Home > Teaching > CS 728: Theory of Multi armed bandits

CS 728: Theory of Multi armed bandits

Credits: 3-0-0-0 [9] 

Prerequisites: Knowledge of  discrete probability

Course Description

In many real-world scenarios, decision-makers face environments where the best action is unknown, and they must make choices under uncertainty. The challenge lies in balancing exploration—learning which actions yield the highest rewards—and exploitation—leveraging known actions to maximize reward. This tension, known as the exploration-exploitation trade-off, is central to the theory of multi-armed bandits, a framework that has been studied for nearly a century. These algorithms are widely applicable in areas such as online advertising, recommendation systems, auctions, network routing, e-commerce, and any scenario where information is collected progressively over time. In this course, we will study a variety of bandit algorithms designed for different random environments to maximize rewards over the duration of play. The course will cover both foundational concepts and the latest research developments. It will serve as a complement to courses on online convex optimization and reinforcement learning.

 

Course Contents

Stochastic Bandits - ETC, Successive Elimination, UCB algorithms. Overview of Information Theory and worst case and instance dependent lower bounds.

• Adversarial Bandits - Hedge, EXP3, EXP4 algorithms.

• Online Convex optimization, Follow the Regularized Leader algorithm.

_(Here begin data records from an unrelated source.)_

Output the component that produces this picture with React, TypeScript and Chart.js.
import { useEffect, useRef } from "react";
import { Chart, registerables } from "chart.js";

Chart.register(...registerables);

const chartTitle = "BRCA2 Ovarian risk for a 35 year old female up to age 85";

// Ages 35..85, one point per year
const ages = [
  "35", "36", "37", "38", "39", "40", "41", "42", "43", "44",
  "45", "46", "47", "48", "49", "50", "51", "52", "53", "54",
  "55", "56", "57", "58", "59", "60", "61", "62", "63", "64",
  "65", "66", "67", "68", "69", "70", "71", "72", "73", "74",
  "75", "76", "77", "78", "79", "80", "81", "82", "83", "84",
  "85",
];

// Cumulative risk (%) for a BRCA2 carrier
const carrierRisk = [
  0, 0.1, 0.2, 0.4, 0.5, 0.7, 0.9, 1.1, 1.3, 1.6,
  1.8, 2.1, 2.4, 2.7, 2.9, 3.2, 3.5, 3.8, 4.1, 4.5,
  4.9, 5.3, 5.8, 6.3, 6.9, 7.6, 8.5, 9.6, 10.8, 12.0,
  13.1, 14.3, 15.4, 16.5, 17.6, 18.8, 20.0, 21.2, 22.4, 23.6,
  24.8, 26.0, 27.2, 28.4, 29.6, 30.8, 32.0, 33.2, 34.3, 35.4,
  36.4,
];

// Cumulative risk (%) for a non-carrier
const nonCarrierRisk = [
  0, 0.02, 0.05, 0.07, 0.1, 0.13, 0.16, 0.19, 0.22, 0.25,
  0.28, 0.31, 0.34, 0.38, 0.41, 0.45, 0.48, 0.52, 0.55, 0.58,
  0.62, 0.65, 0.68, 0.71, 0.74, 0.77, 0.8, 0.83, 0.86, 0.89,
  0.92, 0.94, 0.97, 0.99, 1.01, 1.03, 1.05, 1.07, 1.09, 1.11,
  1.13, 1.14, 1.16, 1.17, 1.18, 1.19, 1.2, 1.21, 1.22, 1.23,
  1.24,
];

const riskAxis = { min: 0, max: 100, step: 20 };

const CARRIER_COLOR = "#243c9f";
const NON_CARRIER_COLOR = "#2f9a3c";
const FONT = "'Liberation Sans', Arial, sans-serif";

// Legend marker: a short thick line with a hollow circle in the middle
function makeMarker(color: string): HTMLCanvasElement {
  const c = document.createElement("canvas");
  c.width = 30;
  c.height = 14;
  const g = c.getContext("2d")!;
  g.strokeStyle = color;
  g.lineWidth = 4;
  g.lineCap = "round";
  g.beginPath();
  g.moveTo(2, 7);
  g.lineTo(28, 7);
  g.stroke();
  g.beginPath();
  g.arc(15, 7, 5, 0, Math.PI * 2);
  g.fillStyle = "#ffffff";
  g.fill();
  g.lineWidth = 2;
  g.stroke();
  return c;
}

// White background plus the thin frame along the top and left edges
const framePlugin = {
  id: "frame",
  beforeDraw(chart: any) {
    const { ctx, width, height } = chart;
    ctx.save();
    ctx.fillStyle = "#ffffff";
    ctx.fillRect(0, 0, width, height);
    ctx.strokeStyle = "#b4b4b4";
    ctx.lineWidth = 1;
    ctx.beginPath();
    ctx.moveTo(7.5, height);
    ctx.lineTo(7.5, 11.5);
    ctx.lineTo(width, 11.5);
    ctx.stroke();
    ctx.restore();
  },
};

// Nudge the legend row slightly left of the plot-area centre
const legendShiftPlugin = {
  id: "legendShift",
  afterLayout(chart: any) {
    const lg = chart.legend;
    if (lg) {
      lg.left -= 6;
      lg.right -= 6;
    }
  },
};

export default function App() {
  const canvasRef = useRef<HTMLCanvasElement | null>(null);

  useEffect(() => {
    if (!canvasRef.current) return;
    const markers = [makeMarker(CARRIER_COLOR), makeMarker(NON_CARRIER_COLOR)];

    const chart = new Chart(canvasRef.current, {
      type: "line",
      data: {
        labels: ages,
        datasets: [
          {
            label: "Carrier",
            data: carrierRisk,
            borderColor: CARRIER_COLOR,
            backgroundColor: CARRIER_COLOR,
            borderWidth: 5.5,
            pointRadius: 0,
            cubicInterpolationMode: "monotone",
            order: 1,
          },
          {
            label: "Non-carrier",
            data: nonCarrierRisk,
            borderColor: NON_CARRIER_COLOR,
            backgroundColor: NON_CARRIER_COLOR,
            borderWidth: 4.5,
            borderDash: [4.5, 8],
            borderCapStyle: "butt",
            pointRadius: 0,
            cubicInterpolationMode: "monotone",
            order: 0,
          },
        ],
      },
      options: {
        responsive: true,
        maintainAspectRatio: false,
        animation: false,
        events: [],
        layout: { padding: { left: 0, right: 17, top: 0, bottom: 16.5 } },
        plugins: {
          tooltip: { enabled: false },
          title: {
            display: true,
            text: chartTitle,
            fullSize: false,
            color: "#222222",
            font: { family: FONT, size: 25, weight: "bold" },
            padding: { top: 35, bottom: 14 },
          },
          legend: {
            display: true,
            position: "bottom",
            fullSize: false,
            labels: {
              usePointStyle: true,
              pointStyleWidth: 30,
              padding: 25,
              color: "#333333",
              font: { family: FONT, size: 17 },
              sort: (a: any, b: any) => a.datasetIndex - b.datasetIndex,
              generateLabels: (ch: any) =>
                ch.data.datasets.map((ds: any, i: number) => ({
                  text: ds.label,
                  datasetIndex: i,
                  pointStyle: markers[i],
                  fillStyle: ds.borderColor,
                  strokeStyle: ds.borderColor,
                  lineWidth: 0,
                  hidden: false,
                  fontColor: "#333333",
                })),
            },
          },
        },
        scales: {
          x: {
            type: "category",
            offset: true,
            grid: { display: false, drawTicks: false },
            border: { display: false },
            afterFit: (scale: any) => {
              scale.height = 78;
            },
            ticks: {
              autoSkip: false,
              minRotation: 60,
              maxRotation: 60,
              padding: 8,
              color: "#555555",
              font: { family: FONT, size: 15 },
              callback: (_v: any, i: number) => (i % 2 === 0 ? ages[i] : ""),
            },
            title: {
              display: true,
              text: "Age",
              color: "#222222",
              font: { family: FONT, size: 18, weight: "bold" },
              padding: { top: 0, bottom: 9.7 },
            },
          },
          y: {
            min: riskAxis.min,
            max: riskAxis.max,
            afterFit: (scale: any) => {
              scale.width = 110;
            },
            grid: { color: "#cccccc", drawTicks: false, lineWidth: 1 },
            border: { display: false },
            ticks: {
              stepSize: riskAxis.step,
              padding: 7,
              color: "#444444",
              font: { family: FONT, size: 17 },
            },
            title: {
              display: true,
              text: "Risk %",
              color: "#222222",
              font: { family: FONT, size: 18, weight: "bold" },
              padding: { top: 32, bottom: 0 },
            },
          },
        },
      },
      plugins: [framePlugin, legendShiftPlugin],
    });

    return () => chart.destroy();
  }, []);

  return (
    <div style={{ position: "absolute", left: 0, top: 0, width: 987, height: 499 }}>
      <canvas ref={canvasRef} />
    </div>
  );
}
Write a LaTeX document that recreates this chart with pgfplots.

• Contextual Bandits, Pure Exploration.

• Miscellaneous topics: Bandits and Games, Reinforcement Learning,  Combinatorial Bandits, Thompson Sampling.

 

Reference books

1. Lattimore, T., & Szepesvári, C. (2020). Bandit algorithms. Cambridge University Press.

2. Slivkins, Aleksandrs. "Introduction to multi-armed bandits." Foundations and Trends® in Machine Learning 12.1-2 (2019): 1-286.